Wednesday, October 26, 2011

Dawkins: cowardice or ignorance

In today's Daily Telegraph Tim Stanley castigates Richard Dawkins for refusing to debate with William Lane Craig over the existance of God. Dawkins has a post at Oxford which obliges him to defend Science against "religion", but he has chickened out of facing William Lane Craig.

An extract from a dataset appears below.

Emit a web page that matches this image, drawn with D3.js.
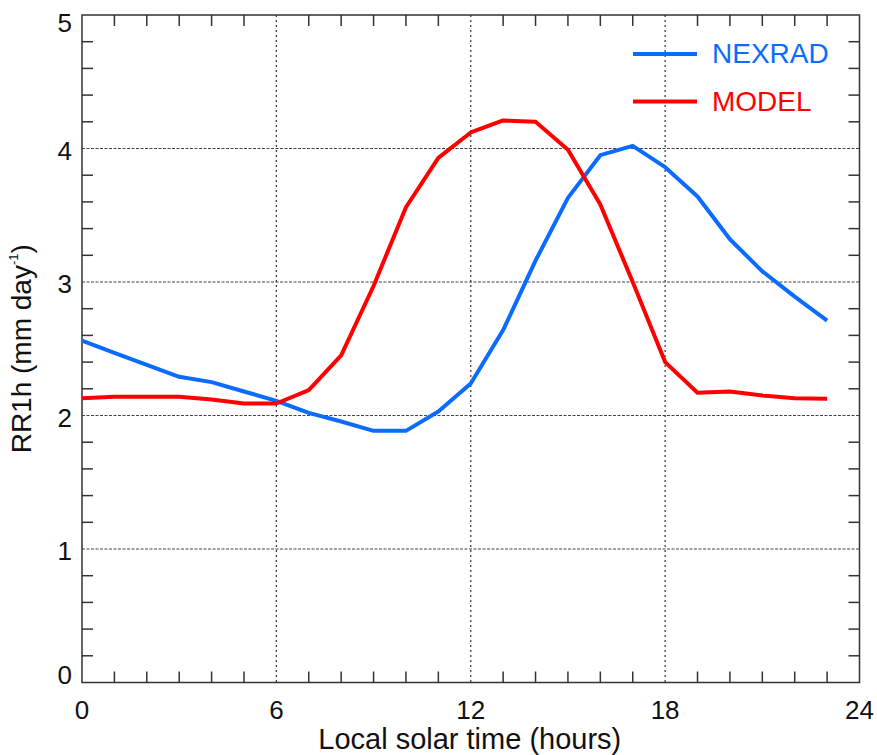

Dawkins has been doing a little internet trolling. He has dug up an online debate in which William Lane Craig apparently defends the massacre of a city of heathen Canaanites ordered by God in Deuteronomy 20:13-15. “Listen to Craig,” Dawkins writes, as if imagining Craig were a demon sitting on his shoulder. “He begins by arguing that the Canaanites were debauched and sinful and therefore deserved to be slaughtered. He then notices the plight of the Canaanite children [and concludes] … ‘We are so wedded to an earthly, naturalistic perspective that we forget that those who die are happy to quit this earth for heaven's incomparable joy. Therefore, God does these children no wrong in taking their lives.’” Dawkins writes that he is so disgusted with Craig's thesis that he cannot possibly agree to meet him in person. “Do not plead that I have taken these revolting words out of context," he adds. "What context could possibly justify them?”
Actually, the context is called “Christian apologetics”, and it’s been around for centuries. It's the attempt by scholars to present a rational basis for belief in God. Part of that process is running difficult bits of the Bible past the tests of reason and ethics. To return to the entire post that Dawkins quotes from (because, contrary to what he wrote, context does matter to a serious thinker), Craig begins thus: “These stories offend our moral sensibilities. Ironically, however, our moral sensibilities in the West have been largely, and for many people unconsciously, shaped by our Judaeo-Christian heritage, which has taught us the intrinsic value of human beings, the importance of dealing justly rather than capriciously, and the necessity of the punishment’s fitting the crime. The Bible itself inculcates the values which these stories seem to violate.”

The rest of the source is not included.